The States and private land owners are worried that:
“There are hundreds of millions of privately and publicly owned acres of forest land in the United States, with millions of miles of forest roads having some form of water conveyance, or channeling, associated with them,” the amicus brief said.
The Washington Times identifies the core issue of the ruling.
The new administrative burdens the 9th Circuit decision puts on landowners and federal and state government is staggering. The U.S. Forest Service reports there are about 378,000 road miles in our national forests and that it will need about 400,000 permits. By the most conservative estimate, adding in state and private forests nearly doubles that number. Other estimates place the total well into the millions. Simply obtaining the Forest Service’s permits will take 10 years.

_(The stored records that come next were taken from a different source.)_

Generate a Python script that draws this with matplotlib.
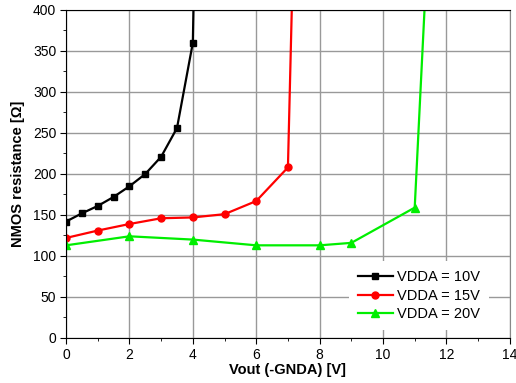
import matplotlib.pyplot as plt
from matplotlib.ticker import MultipleLocator

plt.rcParams['font.family'] = ['Liberation Sans', 'DejaVu Sans']

# datos
vout_10 = [0, 0.5, 1, 1.5, 2, 2.5, 3, 3.5, 4, 4.5]
r_10 = [142, 152, 161, 172, 185, 200, 221, 256, 360, 1400]

vout_15 = [0, 1, 2, 3, 4, 5, 6, 7, 7.5]
r_15 = [122, 131, 139, 146, 147, 151, 167, 208, 1000]

vout_20 = [0, 2, 4, 6, 8, 9, 11, 12]
r_20 = [113, 124, 120, 113, 113, 116, 159, 940]

fig = plt.figure(figsize=(5.16, 3.83), dpi=100)
ax = fig.add_axes([0.128, 0.1175, 0.86, 0.8565])

ax.plot(vout_10, r_10, color='black', marker='s', markersize=5, lw=1.6, label='VDDA = 10V')
ax.plot(vout_15, r_15, color='#ff0000', marker='o', markersize=5, lw=1.6, label='VDDA = 15V')
ax.plot(vout_20, r_20, color='#00ee00', marker='^', markersize=5.5, lw=1.6, label='VDDA = 20V')

ax.set_xlim(0, 14)
ax.set_ylim(0, 400)
ax.xaxis.set_major_locator(MultipleLocator(2))
ax.xaxis.set_minor_locator(MultipleLocator(1))
ax.yaxis.set_major_locator(MultipleLocator(50))
ax.yaxis.set_minor_locator(MultipleLocator(25))
ax.tick_params(which='major', direction='out', length=4, labelsize=10, pad=3)
ax.tick_params(which='minor', direction='out', length=2)

ax.grid(True, which='major', color='#999999', lw=1)
ax.set_axisbelow(True)
ax.spines['right'].set_color('#888888')

ax.set_xlabel('Vout (-GNDA) [V]', fontsize=10.5, fontweight='bold', labelpad=1)
ax.set_ylabel('NMOS resistance [Ω]', fontsize=10.5, fontweight='bold', labelpad=6)

leg = ax.legend(loc='lower right', bbox_to_anchor=(0.966, 0.006), frameon=True,
                fontsize=10.5, handlelength=2.4, borderaxespad=0.6,
                labelspacing=0.33, handletextpad=0.3)
leg.get_frame().set_edgecolor('none')
leg.get_frame().set_alpha(1)
leg.get_frame().set_boxstyle('square', pad=0.2)

fig.savefig('out.png', dpi=100)
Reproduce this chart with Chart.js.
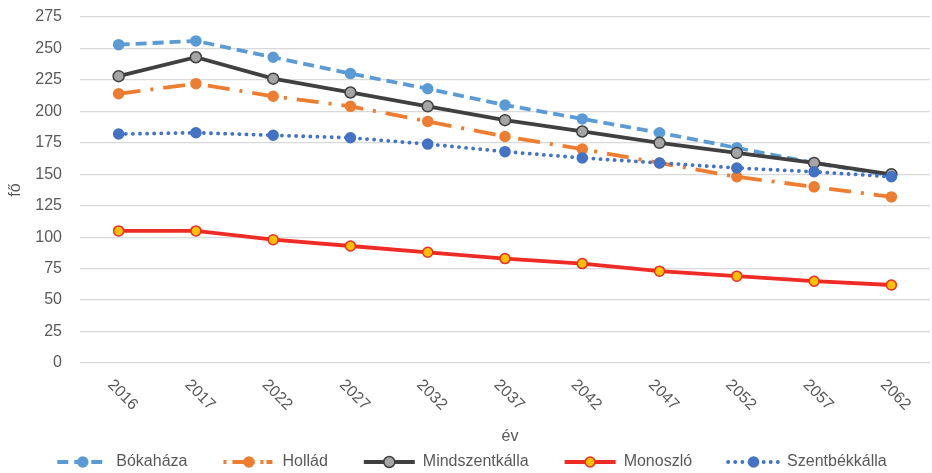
<!DOCTYPE html>
<html>
<head>
<meta charset="utf-8">
<script src="https://cdn.jsdelivr.net/npm/chart.js@4"></script>
<style>
html,body{margin:0;padding:0;background:#fff;}
#wrap{width:932px;height:473px;position:relative;}
</style>
</head>
<body>
<div id="wrap"><canvas id="c" width="932" height="473"></canvas></div>
<script>
const years = ['2016','2017','2022','2027','2032','2037','2042','2047','2052','2057','2062'];
const bokahaza = [253, 256, 243, 230, 218, 205, 194, 183, 171, 159, 149];
const hollad = [214, 222, 212, 204, 192, 180, 170, 159, 148, 140, 132];
const mindszentkalla = [228, 243, 226, 215, 204, 193, 184, 175, 167, 159, 150];
const monoszlo = [105, 105, 98, 93, 88, 83, 79, 73, 69, 65, 62];
const szentbekkalla = [182, 183, 181, 179, 174, 168, 163, 159, 155, 152, 148];
const seriesNames = ['Bókaháza','Hollád','Mindszentkálla','Monoszló','Szentbékkálla'];
const yMin = 0, yMax = 275, yStep = 25;
const xTitle = 'év', yTitle = 'fő';

const FONT = '"Liberation Sans", Arial, sans-serif';
const TXT = '#595959';

const styles = [
  {color:'#5B9BD5', dash:[11,6], fill:'#5B9BD5', border:'#5B9BD5', r:5, cap:'butt'},
  {color:'#ED7D31', dash:[22,10,3,10], fill:'#ED7D31', border:'#ED7D31', r:5, cap:'butt'},
  {color:'#404040', dash:[], fill:'#A5A5A5', border:'#404040', r:5.5, cap:'butt'},
  {color:'#EE2B24', dash:[], fill:'#FFC000', border:'#EE2B24', r:5, cap:'butt'},
  {color:'#4472C4', dash:[0.1,7], fill:'#4472C4', border:'#4472C4', r:5, cap:'round'}
];
const values = [bokahaza, hollad, mindszentkalla, monoszlo, szentbekkalla];

const datasets = values.map((v,i)=>({
  label: seriesNames[i],
  data: v,
  borderColor: styles[i].color,
  borderWidth: 3.8,
  borderDash: styles[i].dash,
  borderCapStyle: styles[i].cap,
  pointRadius: styles[i].r,
  pointHoverRadius: styles[i].r,
  pointBackgroundColor: styles[i].fill,
  pointBorderColor: styles[i].border,
  pointBorderWidth: 1.5,
  tension: 0,
  fill: false,
  order: 5 - i
}));

const customDraw = {
  id:'customDraw',
  afterDraw(chart){
    const ctx = chart.ctx;
    const xs = chart.scales.x;
    ctx.save();
    ctx.font = '16px ' + FONT;
    ctx.fillStyle = TXT;
    ctx.textAlign = 'center';
    ctx.textBaseline = 'middle';
    years.forEach((lab, i)=>{
      const px = xs.getPixelForTick(i);
      ctx.save();
      ctx.translate(px + 4, 395);
      ctx.rotate(Math.PI/4);
      ctx.fillText(lab, 0, 0);
      ctx.restore();
    });
    ctx.fillText(xTitle, 510, 437);
    ctx.restore();

    ctx.save();
    ctx.font = '16px ' + FONT;
    const symW = 51, gapST = 8, gapItem = 36;
    let widths = seriesNames.map(n => symW + gapST + ctx.measureText(n).width);
    let total = widths.reduce((a,b)=>a+b,0) + gapItem*(seriesNames.length-1);
    let x = 472 - total/2;
    const y = 462;
    seriesNames.forEach((n,i)=>{
      const s = styles[i];
      ctx.save();
      ctx.strokeStyle = s.color;
      ctx.lineWidth = 3.8;
      ctx.lineCap = s.cap;
      ctx.setLineDash(i===1 ? [3,6,22,6,3] : (i===0 ? [11,6] : s.dash));
      ctx.beginPath();
      ctx.moveTo(x, y); ctx.lineTo(x+symW, y);
      ctx.stroke();
      ctx.setLineDash([]);
      ctx.beginPath();
      ctx.arc(x+symW/2, y, s.r, 0, Math.PI*2);
      ctx.fillStyle = s.fill; ctx.fill();
      ctx.lineWidth = 1.5; ctx.strokeStyle = s.border; ctx.stroke();
      ctx.restore();
      ctx.fillStyle = TXT;
      ctx.textAlign = 'left';
      ctx.textBaseline = 'middle';
      ctx.fillText(n, x + symW + gapST, y);
      x += widths[i] + gapItem;
    });
    ctx.restore();
  }
};

new Chart(document.getElementById('c'), {
  type:'line',
  data:{ labels: years, datasets },
  options:{
    responsive:false,
    animation:false,
    devicePixelRatio:1,
    layout:{ autoPadding:false, padding:{ top:17, right:2, left:0, bottom:110 } },
    plugins:{ legend:{display:false}, title:{display:false}, tooltip:{enabled:false} },
    scales:{
      x:{
        offset:true,
        grid:{ display:false, drawTicks:false },
        border:{ display:false },
        ticks:{ display:false },
        afterFit(s){ s.height = 0; }
      },
      y:{
        min:yMin, max:yMax,
        ticks:{ stepSize:yStep, color:TXT, font:{family:FONT, size:16}, padding:18 },
        grid:{ color:'#D9D9D9', lineWidth:1.2, drawTicks:false },
        border:{ display:false },
        title:{ display:true, text:yTitle, color:TXT, font:{family:FONT, size:16}, padding:{top:6,bottom:0} },
        afterFit(s){ s.width = 80; s.paddingTop = 0; s.paddingBottom = 0; }
      }
    }
  },
  plugins:[customDraw]
});
</script>
</body>
</html>
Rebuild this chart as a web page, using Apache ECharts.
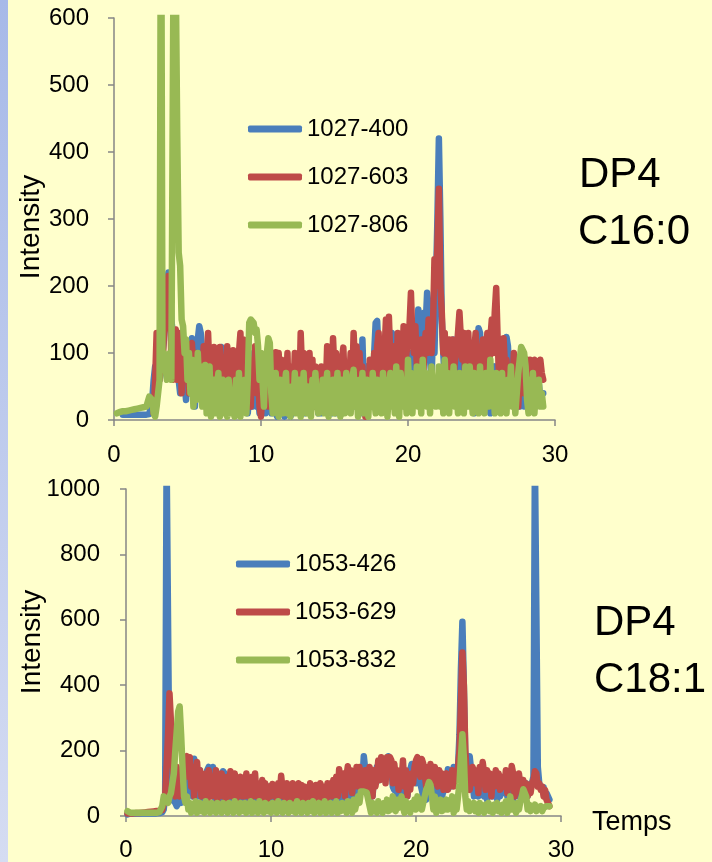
<!DOCTYPE html>
<html><head><meta charset="utf-8">
<script src="https://cdn.jsdelivr.net/npm/echarts@6/dist/echarts.min.js"></script>
<style>html,body{margin:0;padding:0;background:#FFFFCC;}#c{width:712px;height:862px;}</style>
</head><body><div id="c"></div>
<script>
// Retention time samples (Temps), 0.1 min apart
const times = [
 0.1,0.2,0.3,0.4,0.5,0.6,0.7,0.8,0.9,1.0,1.1,1.2,1.3,1.4,1.5,1.6,1.7,1.8,1.9,2.0,
 2.1,2.2,2.3,2.4,2.5,2.6,2.7,2.8,2.9,3.0,3.1,3.2,3.3,3.4,3.5,3.6,3.7,3.8,3.9,4.0,
 4.1,4.2,4.3,4.4,4.5,4.6,4.7,4.8,4.9,5.0,5.1,5.2,5.3,5.4,5.5,5.6,5.7,5.8,5.9,6.0,
 6.1,6.2,6.3,6.4,6.5,6.6,6.7,6.8,6.9,7.0,7.1,7.2,7.3,7.4,7.5,7.6,7.7,7.8,7.9,8.0,
 8.1,8.2,8.3,8.4,8.5,8.6,8.7,8.8,8.9,9.0,9.1,9.2,9.3,9.4,9.5,9.6,9.7,9.8,9.9,10.0,
 10.1,10.2,10.3,10.4,10.5,10.6,10.7,10.8,10.9,11.0,11.1,11.2,11.3,11.4,11.5,11.6,11.7,11.8,11.9,12.0,
 12.1,12.2,12.3,12.4,12.5,12.6,12.7,12.8,12.9,13.0,13.1,13.2,13.3,13.4,13.5,13.6,13.7,13.8,13.9,14.0,
 14.1,14.2,14.3,14.4,14.5,14.6,14.7,14.8,14.9,15.0,15.1,15.2,15.3,15.4,15.5,15.6,15.7,15.8,15.9,16.0,
 16.1,16.2,16.3,16.4,16.5,16.6,16.7,16.8,16.9,17.0,17.1,17.2,17.3,17.4,17.5,17.6,17.7,17.8,17.9,18.0,
 18.1,18.2,18.3,18.4,18.5,18.6,18.7,18.8,18.9,19.0,19.1,19.2,19.3,19.4,19.5,19.6,19.7,19.8,19.9,20.0,
 20.1,20.2,20.3,20.4,20.5,20.6,20.7,20.8,20.9,21.0,21.1,21.2,21.3,21.4,21.5,21.6,21.7,21.8,21.9,22.0,
 22.1,22.2,22.3,22.4,22.5,22.6,22.7,22.8,22.9,23.0,23.1,23.2,23.3,23.4,23.5,23.6,23.7,23.8,23.9,24.0,
 24.1,24.2,24.3,24.4,24.5,24.6,24.7,24.8,24.9,25.0,25.1,25.2,25.3,25.4,25.5,25.6,25.7,25.8,25.9,26.0,
 26.1,26.2,26.3,26.4,26.5,26.6,26.7,26.8,26.9,27.0,27.1,27.2,27.3,27.4,27.5,27.6,27.7,27.8,27.9,28.0,
 28.1,28.2,28.3,28.4,28.5,28.6,28.7,28.8,28.9,29.0,29.1,29.2
];

// Top panel: DP4 C16:0
const topNames = ['1027-400','1027-603','1027-806'];
const topBlue = [
 null,null,null,null,null,8,8,8,8,8,8,8,8,8,8,8,8,8,8,8,
 8,8,8,9,10,30,60,80,70,55,60,70,100,120,160,200,220,215,150,130,
 110,100,70,60,40,90,100,60,30,80,110,90,122,60,20,80,120,140,130,100,
 80,40,90,110,60,30,20,70,100,50,90,100,109,60,40,80,100,40,70,100,
 30,60,90,20,50,80,40,90,50,30,10,40,60,20,100,60,20,40,10,20,
 40,20,10,60,30,50,10,30,40,10,5,30,20,60,40,5,20,30,10,5,
 30,10,40,50,70,20,40,10,30,10,60,30,10,50,30,20,40,50,10,30,
 10,40,20,70,30,20,50,10,30,60,10,40,30,60,10,90,40,20,50,40,
 70,30,20,60,100,50,30,10,120,40,60,80,30,20,50,30,100,145,148,100,
 40,60,40,80,60,20,50,80,130,90,120,60,30,40,50,30,60,40,50,60,
 100,70,40,60,130,90,165,150,80,120,160,140,190,170,90,60,130,100,200,300,
 420,300,150,100,60,90,110,60,40,80,120,90,60,100,130,80,70,40,20,60,
 100,60,50,20,10,70,90,137,130,60,40,50,120,70,60,10,30,80,60,80,
 40,90,60,30,20,90,124,110,60,40,90,70,30,50,40,20,60,50,20,60,
 30,60,70,40,50,30,20,50,55,30,40,40
];
const topRed = [
 null,null,null,null,null,null,null,null,null,null,null,null,null,null,null,null,null,null,null,null,
 null,null,null,null,null,null,10,60,130,90,60,100,80,130,150,190,215,200,90,60,
 120,135,60,100,130,40,90,120,60,110,40,100,115,70,30,100,60,90,40,60,
 110,50,90,130,70,100,40,109,60,100,30,109,80,20,60,30,110,70,100,60,
 104,50,90,40,100,130,60,120,30,100,50,80,20,90,60,110,40,70,20,5,
 40,90,60,100,20,70,40,100,60,101,30,100,60,90,20,80,40,100,10,60,
 80,40,100,60,90,30,130,70,100,20,80,50,100,40,90,20,80,50,70,40,
 80,30,70,40,110,60,90,30,122,70,100,40,60,30,90,108,50,80,40,60,
 100,50,130,80,110,40,100,60,80,30,5,60,30,90,60,40,100,60,110,130,
 70,120,40,100,150,60,154,90,60,110,100,40,130,30,110,60,140,80,100,120,
 140,190,120,100,140,80,100,60,120,40,100,130,100,150,120,100,140,240,200,260,
 345,200,160,100,130,60,100,120,80,120,60,90,100,130,161,120,90,130,50,90,
 130,80,60,110,100,130,90,40,100,70,120,60,100,130,60,120,150,100,160,197,
 120,60,100,40,122,80,90,30,80,60,50,100,80,40,20,70,60,80,40,60,
 90,40,90,60,80,90,60,80,70,90,70,60
];
const topGreen = [
 null,10,11,12,12,13,13,13,14,14,14,15,15,16,16,17,17,18,18,19,
 19,20,20,35,35,30,10,5,20,40,60,900,80,100,100,60,60,100,60,60,
 900,900,430,250,230,150,140,100,120,60,100,40,90,20,60,30,100,50,80,20,
 60,82,10,50,80,5,40,60,10,50,70,5,40,60,10,50,5,60,30,10,
 40,5,60,20,70,5,50,30,60,10,60,145,150,148,145,130,135,110,60,100,
 60,20,90,100,122,115,40,10,50,70,20,5,60,30,10,50,70,10,40,5,
 50,20,70,10,40,60,5,30,70,20,10,50,40,5,60,20,70,30,10,50,
 20,60,10,40,70,5,50,20,60,10,30,70,20,5,60,40,10,70,20,50,
 10,60,75,20,40,5,60,30,70,10,40,60,5,50,20,70,30,10,60,20,
 50,10,70,30,60,5,40,70,20,50,10,80,30,5,70,40,20,60,10,90,
 40,70,10,60,30,80,20,50,10,90,40,70,20,60,10,80,30,60,20,40,
 80,20,60,10,90,30,70,10,60,40,80,20,50,10,70,30,60,10,80,40,
 20,80,40,10,70,30,60,10,80,20,50,10,70,40,20,90,30,60,10,70,
 30,60,10,70,20,50,10,60,30,80,20,50,10,40,70,90,109,110,100,80,
 30,10,60,20,70,10,50,30,60,20,40,20
];

// Bottom panel: DP4 C18:1
const botNames = ['1053-426','1053-629','1053-832'];
const botBlue = [
 5,8,8,8,8,8,8,8,8,8,8,8,8,8,8,8,8,8,8,8,
 8,8,9,10,12,20,60,1100,1100,80,60,50,45,40,30,45,60,40,42,100,
 150,60,120,90,140,60,175,170,100,60,140,90,50,120,60,140,150,80,120,150,
 70,40,90,60,130,40,137,130,60,50,40,100,70,40,90,60,50,100,70,90,
 50,90,60,40,90,60,80,40,60,70,40,60,90,50,60,40,80,90,40,60,
 50,70,30,60,40,60,85,60,40,70,50,60,70,40,85,50,30,60,70,50,
 80,40,70,50,60,40,70,60,50,30,60,40,70,60,50,40,60,30,50,60,
 40,50,30,60,70,50,80,60,40,50,60,70,50,90,60,100,80,60,90,60,
 120,80,100,183,180,100,60,70,90,60,110,100,150,120,110,170,130,160,120,150,
 183,180,150,90,80,100,60,50,70,60,90,80,100,60,90,140,159,155,120,100,
 120,150,100,80,60,90,50,100,70,90,60,80,50,100,60,90,70,60,80,100,
 80,143,140,90,100,150,130,120,150,250,450,594,400,180,150,120,183,180,100,60,
 80,90,60,70,120,100,60,110,50,90,80,100,60,90,70,50,80,60,90,70,
 70,100,60,90,120,80,50,90,70,90,60,80,50,90,70,100,60,80,90,100,
 120,1100,1100,150,100,88,90,88,60,70,60,50
];
const botRed = [
 8,8,8,8,8,9,9,9,9,10,10,10,11,11,12,12,13,13,14,14,
 15,15,16,17,18,20,60,150,250,375,375,200,100,60,150,100,60,120,90,140,
 160,183,120,180,90,150,60,130,165,100,140,60,120,80,130,50,140,100,60,120,
 80,140,50,120,90,130,60,110,40,120,90,137,60,100,130,50,110,80,120,60,
 110,60,130,80,100,50,120,70,130,60,100,80,50,110,70,100,40,90,80,60,
 98,70,90,50,100,60,123,80,90,50,100,70,95,40,100,60,90,70,100,50,
 95,60,90,40,85,70,100,50,90,60,95,70,50,100,80,60,90,40,100,70,
 100,60,110,80,120,60,143,100,80,130,60,120,152,90,140,70,130,100,150,90,
 150,100,130,90,140,80,120,150,100,60,140,90,120,170,110,180,130,160,100,180,
 150,180,170,100,160,120,140,80,130,100,170,90,140,60,120,80,130,100,150,170,
 180,150,120,174,160,130,90,150,110,159,130,100,150,120,90,140,100,130,80,120,
 130,80,120,100,140,90,120,130,150,200,350,500,400,200,130,90,80,120,150,130,
 100,140,70,150,120,165,130,80,140,100,130,60,120,90,140,100,130,80,120,100,
 90,140,70,120,100,153,130,60,110,80,130,90,60,110,80,100,60,90,70,100,
 110,137,130,90,100,80,90,60,80,50,40,30
];
const botGreen = [
 15,12,10,10,10,10,10,10,10,10,10,10,10,10,10,10,10,10,10,10,
 10,10,12,15,30,60,50,45,40,60,70,100,130,200,260,320,335,250,150,60,
 40,60,20,40,10,35,20,45,10,30,40,15,35,10,45,20,30,10,40,20,
 35,10,40,15,30,10,40,20,35,10,40,15,30,10,45,20,35,10,40,25,
 15,40,10,35,20,45,10,40,20,30,10,45,20,35,10,40,25,15,35,10,
 40,15,30,10,45,20,35,10,40,20,30,10,40,25,15,35,10,45,20,30,
 10,40,20,35,10,40,25,15,45,10,30,20,40,10,35,20,45,10,30,15,
 40,10,35,20,45,10,30,15,40,20,35,10,45,20,30,10,50,20,40,60,
 40,75,73,75,70,72,75,30,10,40,20,35,10,45,20,30,10,40,20,50,
 15,45,20,60,30,15,50,25,40,60,30,10,45,20,35,10,40,25,50,20,
 60,30,50,20,40,60,80,90,104,95,60,20,60,10,40,25,50,15,35,20,
 50,20,40,25,60,10,45,20,60,100,180,250,180,60,20,45,15,35,20,40,
 15,35,10,40,20,30,10,35,20,40,15,30,10,35,20,40,15,30,10,35,
 20,45,10,30,60,20,40,30,10,40,20,45,60,82,80,60,20,35,15,30,
 20,35,15,25,20,30,15,25,20,30,25,30
];

// Axis ranges / ticks
const xTicks = [0,10,20,30];
const topYTicks = [0,100,200,300,400,500,600];
const botYTicks = [0,200,400,600,800,1000];

const FONT = '"Liberation Sans", Arial, sans-serif';
const colors = ['#4A7EBB','#BE4B48','#98B954'];
const axisCol = '#868686';

function pairs(vals){ return times.map((t,i)=>[t, vals[i]]); }

function mkSeries(name, vals, idx, col){
  return {
    name, type:'line', xAxisIndex:idx, yAxisIndex:idx,
    data: pairs(vals), symbol:'none', showSymbol:false, clip:true,
    lineStyle:{width:6.5, color:col, cap:'round', join:'round'},
    itemStyle:{color:col}, emphasis:{disabled:true}, animation:false
  };
}

function xAx(idx, margin){
  return {
    gridIndex:idx, type:'value', min:xTicks[0], max:xTicks[xTicks.length-1],
    interval:xTicks[1]-xTicks[0],
    axisLine:{show:true, onZero:false, lineStyle:{color:axisCol, width:1.5}},
    axisTick:{show:true, length:6, lineStyle:{color:axisCol, width:1.5}},
    axisLabel:{fontSize:24, color:'#000', margin:margin, fontFamily:FONT, formatter:v=>String(v)},
    splitLine:{show:false}
  };
}
function yAx(idx, ticks, margin){
  return {
    gridIndex:idx, type:'value', min:ticks[0], max:ticks[ticks.length-1],
    interval:ticks[1]-ticks[0],
    axisLine:{show:true, lineStyle:{color:axisCol, width:1.5}},
    axisTick:{show:true, length:6, lineStyle:{color:axisCol, width:1.5}},
    axisLabel:{fontSize:24, color:'#000', margin:margin, fontFamily:FONT, formatter:v=>String(v)},
    splitLine:{show:false}
  };
}
function legend(names, left, top){
  return {
    orient:'vertical', left, top, padding:0, itemWidth:54, itemHeight:7, itemGap:24,
    icon:'roundRect', data:names, selectedMode:false,
    textStyle:{fontSize:24, color:'#000', fontFamily:FONT, lineHeight:24}
  };
}
function txt(text, x, y, size, rot){
  return {type:'text', x, y, rotation:rot||0, silent:true,
    style:{text, fill:'#000', font: size+'px '+FONT, textAlign: rot?'center':'left', textVerticalAlign:'middle'}};
}

const chart = echarts.init(document.getElementById('c'), null, {renderer:'canvas'});
chart.setOption({
  backgroundColor:'#FFFFCC',
  animation:false,
  grid:[
    {left:114, top:18, width:441, height:402},
    {left:126, top:489, width:435, height:328}
  ],
  xAxis:[xAx(0,23), xAx(1,22)],
  yAxis:[yAx(0,topYTicks,25), yAx(1,botYTicks,26)],
  legend:[legend(topNames,248,117), legend(botNames,236,552)],
  series:[
    mkSeries(topNames[0], topBlue, 0, colors[0]),
    mkSeries(topNames[1], topRed, 0, colors[1]),
    mkSeries(topNames[2], topGreen, 0, colors[2]),
    mkSeries(botNames[0], botBlue, 1, colors[0]),
    mkSeries(botNames[1], botRed, 1, colors[1]),
    mkSeries(botNames[2], botGreen, 1, colors[2])
  ],
  graphic:[
    {type:'rect', shape:{x:0,y:0,width:8,height:862}, silent:true,
      style:{fill:new echarts.graphic.LinearGradient(0,0,0,1,[{offset:0,color:'#A7B9E8'},{offset:1,color:'#D5DCF2'}])}},
    txt('Intensity', 31, 227, 28, Math.PI/2),
    txt('Intensity', 32, 642, 28, Math.PI/2),
    txt('DP4', 579, 175, 42),
    txt('C16:0', 578, 232, 42),
    txt('DP4', 594, 623, 42),
    txt('C18:1', 594, 680, 42),
    txt('Temps', 592, 823, 27)
  ]
});
</script></body></html>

Adding BLM administered, state and private lands to the tally and the required pollution discharge permits escalates into the millions. Millions of permits, millions of hours, and millions of dollars in a system for which any storm water that touches a human built structure is considered industrial pollution.
One has to wonder that if Oregon State forestry rules were inadequate as the NEDC suggests, then the solution would be to correct the State rules. Simply layering on an additional level of federal permits with massive paperwork requirements will not accomplish that task. Unless the goal is something other than reducing storm water sediment.
In late breaking news as this article heads to press the Supreme Court “Justices invited the Solicitor General’s office to provide the Court with the federal government’s views on whether timber companies must get a federal permit…” “The Environmental Protection Agency has previously taken the position that a permit is not needed for that kind of stormwater runoff, but the Ninth Circuit Court has disagreed.” Justice Stephen G. Breyer is recused in these cases.
The appeal issue arises in two cases: Decker v. Northwest Environmental Defense Center (11-338) and Georgia-Pacific West v. Northwest Environmental Defense Center. The 26 State brief can be found here.
[Ed. note] On a hopeful note, the left-leaning U.S. Ninth Circuit Court of Appeals has more rulings overturned by the U.S. Supreme Court than any of the thirteen U.S. courts of appeals. The U.S. Ninth is “a Circuit whose opinions are so far outside the judicial mainstream that they’re constantly being reversed by the Supreme Court”.